2022 Indian telugu-language film

Neetho is a 2022 Indian Telugu-language romantic drama film directed by Balu Sharma and starring Aberaam Varma and Saathvika Raj.

== Cast ==

- Aberaam Varma as Varun
- Saathvika Raj as Meghna
- Ravi Varma as Varun's colleague
- Sunjiit Akkinepally as Varun's colleague
- Rajiv Kanakala
- Pavitra Lokesh
- Thummala Narasimha Reddy
- Neha Krishna
- Kavya Raman
- Apoorva Srinivasan
- Mohit Baid
- Padmajaa El
- Gururaj Manepalli
- Sanjay Raichura
- Snehal Jangala
- AVR Swamy
- CS Prakash
- Sandeep Vijayvardhan
- Krishna Mohan

== Production ==
Aberaam Varma plays an insurance agent and Saathvika Raj plays an independent woman.

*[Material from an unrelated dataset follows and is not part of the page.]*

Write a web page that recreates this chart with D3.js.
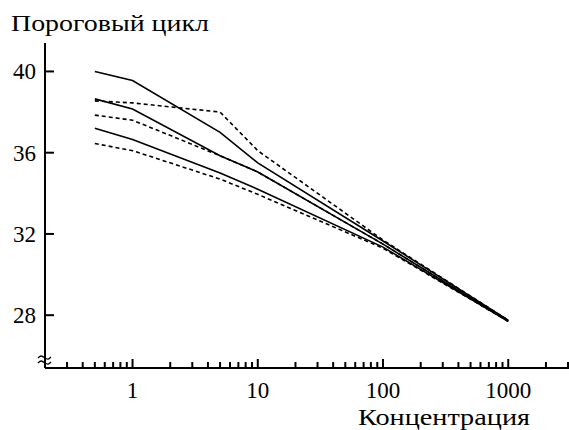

The film was shot in 2021.

== Soundtrack ==
The soundtrack was composed by Vivek Sagar.
- "Raajeelay Levinka" - Vivek Sagar, (lyrics by Kittu Vissapragada)
- "Madhuramey" - Aditi Bhavaraju, Lipsika Bhashyam (lyrics by Srinivasa Mouli)
- "Lalanaa" – Hariharan (lyrics by Varun Vamsi B)
- "Andharaani" - Gowtham Bharadwaj, Vivek Sagar (lyrics by Srinivasa Mouli)

== Reception ==
A critic from The Times of India wrote that "In a sea of love stories dished out every often, Neetho feels refreshing in its approach. Apart from some honest performances, well-shot frames and genre-encompassing soulful music form the movie's soul. Cinematography by Sundar Ram Krishnan, music direction by Vivek Sagar and background score by Smaran need a special mention. The makers fused multiple genres to create the required ambience. On the whole, Neetho is a modern take on love and relationships. Watch it for its tastefully crafted scenes laced with soulful music. However, its introspective monologues and philosophical dialogues might only appeal to niche audiences". A critic from OTT Play wrote that "Neetho explores several grey areas in modern-day relationships with maturity".